An Open Platform for Activity-Based Travel Modeling
https://activitysim.github.io
BSD 3-Clause "New" or "Revised" License
189 stars 96 forks source link

Very Slow Chunking #861

Open dhensle opened 2 months ago

dhensle commented 2 months ago

Describe the bug Chunk training takes a VERY long time.

Performed on a SANDAG server with 1 TB of RAM (chunk_size was set to 450GB), ran with only 64k households (~5%) and 5 cores. Run time was 66.85 hours, or 2.78 days!

To Reproduce Run the SANDAG ABM3 model in chunk training mode. This was performed with the BayDAG_estimation branch which is based off ActivitySim version 1.2.

Expected behavior Chunk training shouldn't take all that much longer than actually running the model. We have not seen this long of chunk training behavior before. Is there something about the SANDAG model that takes a long time? (e.g. two-zones?) Is the problem a dependency was updated that really hit the performance?

Additional context Log files can be seen here: training_log.zip

Running in production mode also took an extremely long time (again > 2.5 days!). Part of the problem may be that the num_processors setting was set to 40, but the machine only had 32, but this shouldn't make that big of a deal.

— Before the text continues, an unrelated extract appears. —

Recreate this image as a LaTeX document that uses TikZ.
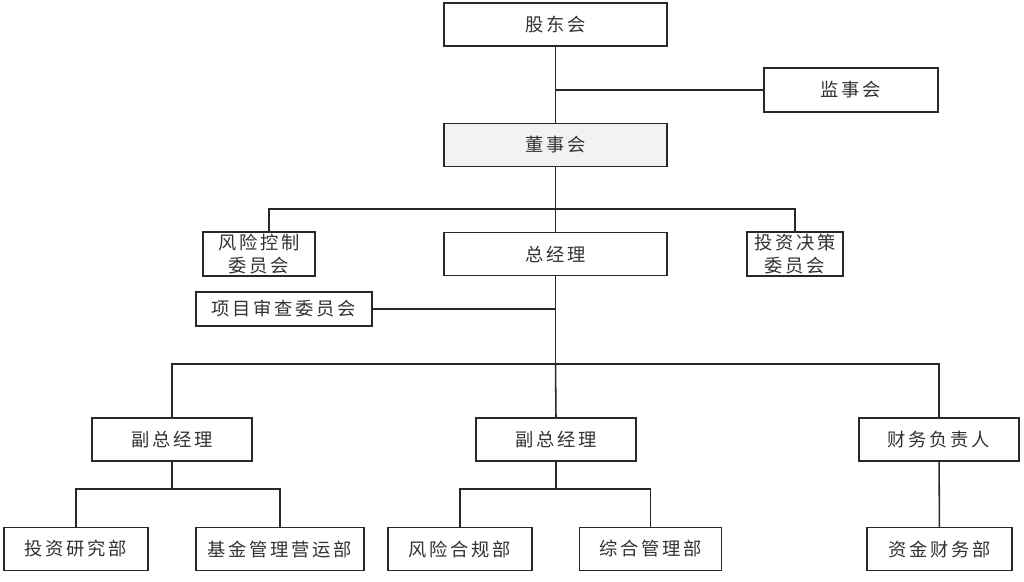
\documentclass[tikz,border=0pt]{standalone}
\usepackage{fontspec}
\newfontfamily\cjk[LetterSpace=15]{Noto Sans CJK SC}
\usepackage{tikz}
\usetikzlibrary{positioning,calc}
\definecolor{orgline}{RGB}{40,40,40}
\definecolor{orgtext}{RGB}{50,50,50}
\definecolor{orggray}{RGB}{242,242,242}
\tikzset{
  org/.style={draw=orgline,line width=1.1pt,fill=white,inner sep=0pt,outer sep=0pt,
              font=\cjk\fontsize{13}{16}\selectfont,text=orgtext,align=center},
  orgwide/.style={org,minimum width=5.575cm,minimum height=1.075cm},
  orgmid/.style={org,minimum width=4.0cm,minimum height=1.075cm},
  orgdept/.style={org,minimum width=3.6cm,minimum height=1.075cm},
  orggrey/.style={orgwide,fill=orggray},
  link/.style={draw=orgline,line width=1.1pt},
}
\begin{document}
\begin{tikzpicture}[x=0.025cm,y=-0.025cm]
  \useasboundingbox (0,0) rectangle (1024,581);
  % top level
  \node[orgwide](GD)  at (555.5,24.5) {股东会};
  \node[org,minimum width=4.35cm,minimum height=1.1cm](JSH) at (851,90) {监事会};
  \node[orggrey](DSH) at (555.5,145) {董事会};
  \node[orgwide](ZJL) at (555.5,254) {总经理};
  \node[org,minimum width=2.8cm,minimum height=1.1cm](FK) at (259,254) {风险控制\\委员会};
  \node[org,minimum width=2.4cm,minimum height=1.1cm](TJ) at (795,254) {投资决策\\委员会};
  \node[org,minimum width=4.4cm,minimum height=0.85cm](XM) at (284,309) {项目审查委员会};
  % second level
  \node[orgmid](FZ1) at (172,439.5) {副总经理};
  \node[orgmid](FZ2) at (556,439.5) {副总经理};
  \node[orgmid](CW)  at (939,439.5) {财务负责人};
  % departments
  \node[orgdept](TY)  at (76,549) {投资研究部};
  \node[orgdept,minimum width=4.2cm](JJ) at (280,549) {基金管理营运部};
  \node[orgdept](FX)  at (460,549) {风险合规部};
  \node[orgdept,minimum width=3.55cm](ZH) at (650.5,549) {综合管理部};
  \node[orgdept,minimum width=3.625cm](ZJ) at (939.5,549) {资金财务部};

  \coordinate (barA) at (555.5,209);
  \coordinate (fkin) at (269,232);
  \coordinate (barB) at (555.5,364);
  \coordinate (barC) at (172,489);
  \coordinate (barD) at (556,489);

  \draw[link](GD) -- (DSH);
  \draw[link](JSH.west) -- (JSH.west -| GD);
  \draw[link](DSH) -- (ZJL);
  \draw[link](fkin) |- (barA) -| (TJ.north);
  \draw[link](XM.east) -- (XM.east -| ZJL);
  \draw[link](ZJL.south) -- (barB);
  \draw[link](FZ1.north) |- (barB) -| (CW.north);
  \draw[link](barB) -- (FZ2.north);
  \draw[link](FZ1.south) -- (barC);
  \draw[link](TY.north) |- (barC) -| (JJ.north);
  \draw[link](FZ2.south) -- (barD);
  \draw[link](FX.north) |- (barD) -| (ZH.north);
  \draw[link](CW) -- (ZJ);
\end{tikzpicture}
\end{document}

Looking at the production logs shows that about 700 minutes(!) of run time was in the parking location choice model. This looks to be due to ActivitySim creating a chunk for every single chooser in that model (hence the statements like Running chunk 10450 of 10456 with 1 of 10456 choosers in the log.) The chunk_cache.csv (found in the training_log above) certainly shows that more than one row should be allowed per chunk when the chunk_size is set to 450GB. production_log_subset.zip

Is this behavior related to #860?

(Currently working on reproducing with the main branch, but run is not yet complete. I will update once complete...)

dhensle commented 2 months ago

As mentioned above, I tested with the current main branch of the code and the sandag-abm3-example. The results were very similar.

I ran with 100k households in chunk_training mode without sharrow and with 10 cores. The chunk training run took about 24 hours!

Log files are attached: log_abm3_chunk_train_100k.zip